When in doubt, let us imagine ourselves sitting in a Beijing audience and up on stage a television host is mocking Americans' pathetic attempt to speak. Don't tell me you wouldn't feel at least a slight twinge of discomfort at being ridiculed. And imagine that China had dominated the world for the last hundred years or so, and the West was considered backward. Different story, different humor.

I'll Take Manhattan - But Hold the Diversity?

Why is it that “smart and hip” TV shows set in New York City have no African Americans in them?

In the few episodes I've seen of Kitchen Confidential, a defunct show from 2005 now in reruns, there were no African Americans except for one overweight clownish character who did not return; Asians were in one episode and likewise were apparently gone for good thereafter; and there were no Hispanics at all – which is particularly surprising given that Anthony Bourdain, whose autobiography is the show’s basis, emphasizes their centrality in New York’s gourmet kitchens. What gives? Is it simply the realpolitik of agents needing to give good acting roles to white actors?

The history of Seinfeld should be a lesson to us all. People living outside the US and watching Seinfeld and Friends, among other shows, would think New York is not racially and ethnically diverse. My wife, for one, was shocked when she first visited New York in 1994, and couldn’t help but ask, “Why are all these different people here?”

I seem to recall that when Seinfeld was beginning to dominate, many critics questioned its lack of diversity and the consistent insensitivity to diversity in the show’s scripts and plots. A few points:

  1. In reality, groups of friends in places like New York, LA, Miami, Philadelphia and London are at least as likely to be mixed than not. Ironically Jerry Seinfeld’s own real life friends and colleagues, as shown in his autobiographical documentary Comedian (2002) - a fascinating and highly artistic film - are quite diverse.
  2. Maybe if the show had made a solid commitment to diversity the entire flap with Michael Richards would never have happened.
  3. These days an all-white cast means you are losing valuable talent and audience – and money. Oprah’s success is not merely accidental. An all-white cast on a TV show or in a film is equivalent to an all-white basketball team in 1974; good, but its days are numbered. Message to Hollywood: Need to get ahead of the curve, folks.

Time to Relax

Recently our brother Don Imus, in responding to people who were offended by racist comments he and a colleague recently made on his radio show, counsels that they “relax.”

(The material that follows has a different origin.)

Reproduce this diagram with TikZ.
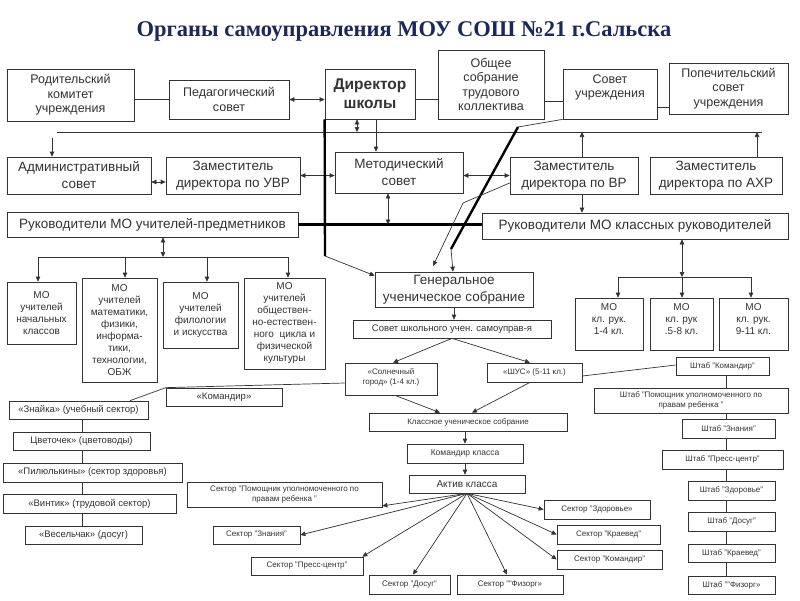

I completely agree with him. We should all relax. Especially those people of color who take offense at apparently racist comments directed towards them. They should give the European American the benefit of the doubt. Why act so impulsively, with a knee-jerk reaction every time someone calls you, or your wives, or your daughters ,“nappy-headed hos”? Relax. That’s what the doctor says whenever an unpleasant procedure is about to begin. Now this won’t hurt a bit. Just relax.

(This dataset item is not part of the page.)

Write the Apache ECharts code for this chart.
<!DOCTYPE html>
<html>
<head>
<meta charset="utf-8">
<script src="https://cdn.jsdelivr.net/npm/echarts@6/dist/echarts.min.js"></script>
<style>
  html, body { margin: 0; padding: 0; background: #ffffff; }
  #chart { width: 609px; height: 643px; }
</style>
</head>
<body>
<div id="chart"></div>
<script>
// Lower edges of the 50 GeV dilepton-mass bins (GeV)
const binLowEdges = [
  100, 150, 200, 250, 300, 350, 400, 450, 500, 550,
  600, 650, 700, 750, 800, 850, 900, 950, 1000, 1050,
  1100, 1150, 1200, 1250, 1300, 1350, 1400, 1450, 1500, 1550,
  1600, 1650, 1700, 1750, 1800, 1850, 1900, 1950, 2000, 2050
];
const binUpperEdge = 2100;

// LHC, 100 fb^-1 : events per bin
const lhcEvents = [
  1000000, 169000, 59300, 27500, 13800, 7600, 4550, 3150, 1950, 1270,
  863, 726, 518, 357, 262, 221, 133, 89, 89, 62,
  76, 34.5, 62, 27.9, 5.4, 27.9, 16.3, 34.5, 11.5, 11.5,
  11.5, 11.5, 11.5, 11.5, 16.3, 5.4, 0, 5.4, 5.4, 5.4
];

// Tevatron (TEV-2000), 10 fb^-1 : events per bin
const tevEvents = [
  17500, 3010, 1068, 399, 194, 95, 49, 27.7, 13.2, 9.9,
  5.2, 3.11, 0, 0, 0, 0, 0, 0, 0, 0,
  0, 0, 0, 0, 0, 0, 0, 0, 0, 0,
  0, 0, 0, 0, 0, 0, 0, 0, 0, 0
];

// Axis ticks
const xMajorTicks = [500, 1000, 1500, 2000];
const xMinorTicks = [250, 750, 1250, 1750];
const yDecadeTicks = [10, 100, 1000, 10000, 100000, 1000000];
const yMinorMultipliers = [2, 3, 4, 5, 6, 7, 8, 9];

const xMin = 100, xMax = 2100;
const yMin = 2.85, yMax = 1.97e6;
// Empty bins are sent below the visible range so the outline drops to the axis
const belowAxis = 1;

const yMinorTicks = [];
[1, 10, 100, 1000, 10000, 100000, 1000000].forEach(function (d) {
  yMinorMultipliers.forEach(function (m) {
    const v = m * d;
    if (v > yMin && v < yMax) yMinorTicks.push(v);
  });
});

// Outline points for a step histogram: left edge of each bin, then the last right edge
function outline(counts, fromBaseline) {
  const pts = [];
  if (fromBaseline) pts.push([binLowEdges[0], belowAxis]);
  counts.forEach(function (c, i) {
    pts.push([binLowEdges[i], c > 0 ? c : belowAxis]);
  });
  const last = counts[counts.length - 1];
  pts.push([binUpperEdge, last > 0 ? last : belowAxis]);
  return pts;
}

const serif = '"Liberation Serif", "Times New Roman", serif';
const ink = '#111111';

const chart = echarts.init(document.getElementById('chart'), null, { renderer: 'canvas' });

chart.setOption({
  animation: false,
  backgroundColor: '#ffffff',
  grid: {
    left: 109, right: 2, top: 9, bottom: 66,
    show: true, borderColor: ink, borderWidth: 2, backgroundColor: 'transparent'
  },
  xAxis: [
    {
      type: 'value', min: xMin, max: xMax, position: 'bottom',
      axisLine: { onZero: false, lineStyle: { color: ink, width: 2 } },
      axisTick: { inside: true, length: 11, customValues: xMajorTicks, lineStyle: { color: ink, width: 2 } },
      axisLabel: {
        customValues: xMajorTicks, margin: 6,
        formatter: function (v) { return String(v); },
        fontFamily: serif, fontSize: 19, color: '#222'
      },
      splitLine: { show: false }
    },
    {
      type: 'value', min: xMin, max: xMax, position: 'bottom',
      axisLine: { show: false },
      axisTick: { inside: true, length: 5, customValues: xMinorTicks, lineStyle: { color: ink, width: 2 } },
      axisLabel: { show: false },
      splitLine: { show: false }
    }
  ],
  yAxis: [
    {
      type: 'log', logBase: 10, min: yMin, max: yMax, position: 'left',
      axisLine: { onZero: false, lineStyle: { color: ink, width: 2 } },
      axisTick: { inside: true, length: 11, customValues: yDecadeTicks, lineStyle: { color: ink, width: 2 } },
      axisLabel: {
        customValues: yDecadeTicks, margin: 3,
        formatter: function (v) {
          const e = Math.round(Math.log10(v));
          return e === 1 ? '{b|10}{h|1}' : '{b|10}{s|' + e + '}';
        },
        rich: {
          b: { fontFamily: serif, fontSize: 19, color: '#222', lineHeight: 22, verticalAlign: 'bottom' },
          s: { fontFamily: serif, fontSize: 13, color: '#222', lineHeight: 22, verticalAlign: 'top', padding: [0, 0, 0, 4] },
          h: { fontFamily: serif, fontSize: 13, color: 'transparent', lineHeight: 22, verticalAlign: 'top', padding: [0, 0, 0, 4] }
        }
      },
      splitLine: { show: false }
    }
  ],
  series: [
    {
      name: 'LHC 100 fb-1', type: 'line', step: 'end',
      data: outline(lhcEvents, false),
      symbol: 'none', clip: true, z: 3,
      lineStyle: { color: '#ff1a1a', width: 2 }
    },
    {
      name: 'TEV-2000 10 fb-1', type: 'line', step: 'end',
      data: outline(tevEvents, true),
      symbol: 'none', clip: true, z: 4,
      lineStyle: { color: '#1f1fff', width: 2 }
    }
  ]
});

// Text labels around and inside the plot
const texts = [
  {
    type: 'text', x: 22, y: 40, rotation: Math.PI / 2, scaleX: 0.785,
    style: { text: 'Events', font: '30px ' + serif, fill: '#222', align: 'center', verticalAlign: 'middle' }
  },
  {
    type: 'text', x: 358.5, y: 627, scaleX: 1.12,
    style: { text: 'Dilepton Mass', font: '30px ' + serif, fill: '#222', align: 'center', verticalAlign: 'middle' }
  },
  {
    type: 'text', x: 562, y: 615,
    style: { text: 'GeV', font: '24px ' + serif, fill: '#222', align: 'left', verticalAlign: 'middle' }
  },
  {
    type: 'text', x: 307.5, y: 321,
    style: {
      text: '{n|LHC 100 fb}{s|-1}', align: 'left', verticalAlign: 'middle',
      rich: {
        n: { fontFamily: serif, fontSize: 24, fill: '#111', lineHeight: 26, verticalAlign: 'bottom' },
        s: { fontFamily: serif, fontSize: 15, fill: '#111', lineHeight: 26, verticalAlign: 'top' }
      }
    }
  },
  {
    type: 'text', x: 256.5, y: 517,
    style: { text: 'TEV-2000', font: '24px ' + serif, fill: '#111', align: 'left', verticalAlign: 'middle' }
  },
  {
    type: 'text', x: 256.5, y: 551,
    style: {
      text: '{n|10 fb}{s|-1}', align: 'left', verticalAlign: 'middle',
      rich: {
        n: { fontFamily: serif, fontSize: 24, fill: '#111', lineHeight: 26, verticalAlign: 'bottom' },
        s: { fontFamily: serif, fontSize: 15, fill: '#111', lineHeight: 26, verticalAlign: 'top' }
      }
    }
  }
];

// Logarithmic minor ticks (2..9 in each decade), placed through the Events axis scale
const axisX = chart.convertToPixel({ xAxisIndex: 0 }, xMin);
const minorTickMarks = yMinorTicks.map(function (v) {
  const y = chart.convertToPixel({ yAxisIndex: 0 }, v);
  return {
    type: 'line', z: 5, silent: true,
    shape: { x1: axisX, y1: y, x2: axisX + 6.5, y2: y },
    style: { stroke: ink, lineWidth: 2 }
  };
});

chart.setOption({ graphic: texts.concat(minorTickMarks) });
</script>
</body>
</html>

This blog is called Redwood Forest because it is the best place to share thoughts about difficult subjects like race. In the forest we are surrounded by powerful, ancient living beings that remind us, in their musky perfume, in the shadows they cast from heights beyond the arched ceilings of any cathedral or mosque, of the spiritual reality within everything. We are reminded of the Native Americans who have populated these forests and who follow a deeply spiritual path. Here we breathe, and we relax.

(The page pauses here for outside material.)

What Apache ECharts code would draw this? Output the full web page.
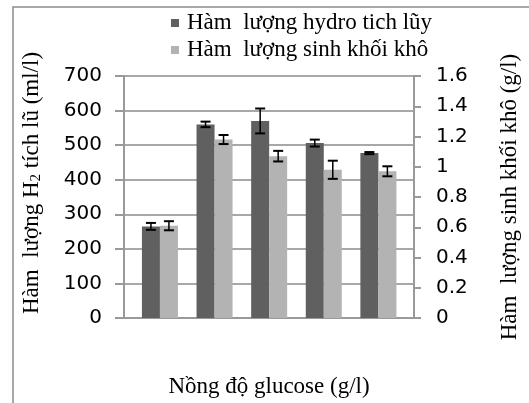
<!DOCTYPE html>
<html>
<head>
<meta charset="utf-8">
<script src="https://cdn.jsdelivr.net/npm/echarts@6/dist/echarts.min.js"></script>
<style>
html,body{margin:0;padding:0;background:#fff;}
#chart{width:529px;height:403px;}
</style>
</head>
<body>
<div id="chart"></div>
<script>
// ---- data ----
var categoryPositions = [1, 2, 3, 4, 5];
var hydroValues = [265, 560, 570, 506, 477];
var hydroErrors = [10, 8, 36, 10, 3];
var biomassValues = [0.61, 1.18, 1.07, 0.98, 0.97];
var biomassErrors = [0.03, 0.03, 0.035, 0.06, 0.033];
var seriesNames = ['Hàm  lượng hydro tich lũy', 'Hàm  lượng sinh khối khô'];
var leftAxisName = 'Hàm  lượng H{sub|2} tích lũ (ml/l)';
var rightAxisName = 'Hàm  lượng sinh khối khô (g/l)';
var xAxisName = 'Nồng độ glucose (g/l)';

var BAR_W = 18;
var serif = '"Liberation Serif", "DejaVu Serif", serif';
var sans = '"DejaVu Sans", sans-serif';

function pairs(xs, ys) { return xs.map(function (x, i) { return [x, ys[i]]; }); }
function errData(xs, ys, es) { return xs.map(function (x, i) { return [x, ys[i] - es[i], ys[i] + es[i]]; }); }

function errRender(offset) {
  return function (params, api) {
    var lo = api.coord([api.value(0), api.value(1)]);
    var hi = api.coord([api.value(0), api.value(2)]);
    var cx = lo[0] + offset;
    var cap = 5;
    return {
      type: 'group',
      children: [
        { type: 'line', shape: { x1: cx, y1: lo[1], x2: cx, y2: hi[1] }, style: { stroke: '#000', lineWidth: 1.5 } },
        { type: 'line', shape: { x1: cx - cap, y1: lo[1], x2: cx + cap, y2: lo[1] }, style: { stroke: '#000', lineWidth: 2 } },
        { type: 'line', shape: { x1: cx - cap, y1: hi[1], x2: cx + cap, y2: hi[1] }, style: { stroke: '#000', lineWidth: 2 } }
      ]
    };
  };
}

var chart = echarts.init(document.getElementById('chart'), null, { renderer: 'canvas' });
chart.setOption({
  animation: false,
  backgroundColor: '#fff',
  graphic: [{
    type: 'rect', shape: { x: 13, y: 7, width: 700, height: 600 },
    style: { fill: 'none', stroke: '#8c8c8c', lineWidth: 1.5 }, silent: true, z: -1
  }],
  legend: {
    orient: 'vertical', left: 166, top: 6, itemWidth: 8, itemHeight: 8, itemGap: 3,
    icon: 'rect',
    textStyle: { fontFamily: serif, fontSize: 23, color: '#000', lineHeight: 24, padding: [0, 0, 0, 3] },
    data: seriesNames
  },
  grid: { left: 124, right: 101, top: 76, height: 243.3, containLabel: false },
  xAxis: {
    type: 'value', min: 0.342, max: 5.652,
    axisLine: { show: true, onZero: false, lineStyle: { color: '#999', width: 2 } },
    axisTick: { show: false }, axisLabel: { show: false }, splitLine: { show: false },
    name: xAxisName, nameLocation: 'middle', nameGap: 57,
    nameTextStyle: { fontFamily: serif, fontSize: 23, color: '#000' }
  },
  yAxis: [{
    type: 'value', min: 0, max: 700, interval: 100, position: 'left',
    axisLine: { show: true, lineStyle: { color: '#999', width: 2 } },
    axisTick: { show: true, length: 9, lineStyle: { color: '#999', width: 2 } },
    axisLabel: { margin: 22, fontFamily: sans, fontSize: 20, color: '#000' },
    splitLine: { show: true, lineStyle: { color: '#a8a8a8', width: 2 } },
    name: leftAxisName, nameLocation: 'middle', nameGap: 80, nameRotate: 90,
    nameTextStyle: {
      fontFamily: serif, fontSize: 23, color: '#000', padding: [0, 0, 0, 28],
      rich: { sub: { fontFamily: serif, fontSize: 15, verticalAlign: 'bottom', padding: [10, 0, 0, 0] } }
    }
  }, {
    type: 'value', min: 0, max: 1.6, interval: 0.2, position: 'right',
    axisLine: { show: true, lineStyle: { color: '#999', width: 2 } },
    axisTick: { show: true, length: 7, lineStyle: { color: '#999', width: 2 } },
    axisLabel: { margin: 22, fontFamily: sans, fontSize: 20, color: '#000' },
    splitLine: { show: false },
    name: rightAxisName, nameLocation: 'middle', nameGap: 84, nameRotate: 90,
    nameTextStyle: { fontFamily: serif, fontSize: 23, color: '#000' }
  }],
  series: [{
    name: seriesNames[0], type: 'bar', yAxisIndex: 0, barWidth: BAR_W, barGap: '0%',
    itemStyle: { color: '#606060' }, data: pairs(categoryPositions, hydroValues)
  }, {
    name: seriesNames[1], type: 'bar', yAxisIndex: 1, barWidth: BAR_W, barGap: '0%',
    itemStyle: { color: '#b3b3b3' }, data: pairs(categoryPositions, biomassValues)
  }, {
    type: 'custom', yAxisIndex: 0, renderItem: errRender(-BAR_W / 2),
    encode: { x: 0, y: [1, 2] }, data: errData(categoryPositions, hydroValues, hydroErrors), z: 5
  }, {
    type: 'custom', yAxisIndex: 1, renderItem: errRender(BAR_W / 2),
    encode: { x: 0, y: [1, 2] }, data: errData(categoryPositions, biomassValues, biomassErrors), z: 5
  }]
});
</script>
</body>
</html>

Wouldn’t Don Imus love to do his show from the midst of the redwoods? Wouldn’t that change his show? But then perhaps he would lose listeners, customers, revenue. In which case his sponsors and business managers would become all too nervous. They couldn’t relax. And then comes the knock-out argument, the checkmate: “If I stand against racism I may lose listeners. And if I lose listeners I may lose the show and it will be given to someone else. So if I don’t do this racism, someone else will. Might as well get used to it. Relax.”

Sounds like the accusers of witches: If I don’t accuse Martha Higgenbotham of consorting with the devil, someone else will, and her property will fall to him and not me.

The witch hunts are over. Time for a new kind of radio show, a new culture. Women are rising. Native Americans are rising. African Americans are rising. Funny thing about people rising in this day and age: they bring everybody up with them. So why get upset about it?

Relax, Don.

Tuesday, April 3, 2007

Rosie to China and Japan

ABC's The View should break out of the studio and let Rosie go with some cameras to China and Japan. China in particular is becoming more important in the world, and we owe it to ourselves to begin understanding it. What better way than to tag along with Rosie, who, like most of us, would be seeing it for the first time? That would also put to rest the negative reaction to her mocking Asian languages.

Rosie in Shanghai and Tokyo? Nobody could resist watching that.

Monday, April 2, 2007

Serena's Complaint

Back in the day you could throw as many punches as you wanted at an African American female and have no repercussions whatsoever. Easy targets.

Like Elizabeth Eckford, who was surrounded by a howling mob when she tried to integrate Little Rock High School in 1957. Those were the days! Anyone could just step right up to a brown-skinned person and have at it. You certainly wouldn't hear her speak up and defend herself like Serena Williams did, talking about, "As an African American I'm not going to stand for it." Excuse me? Wouldn't this be what we used to call uppity?

Yes, Serena is going up and up like a golden eagle. And her rising is not preventing all the rest of us from taking to the sky.

Why don't we join her, high above the Redwood Forest.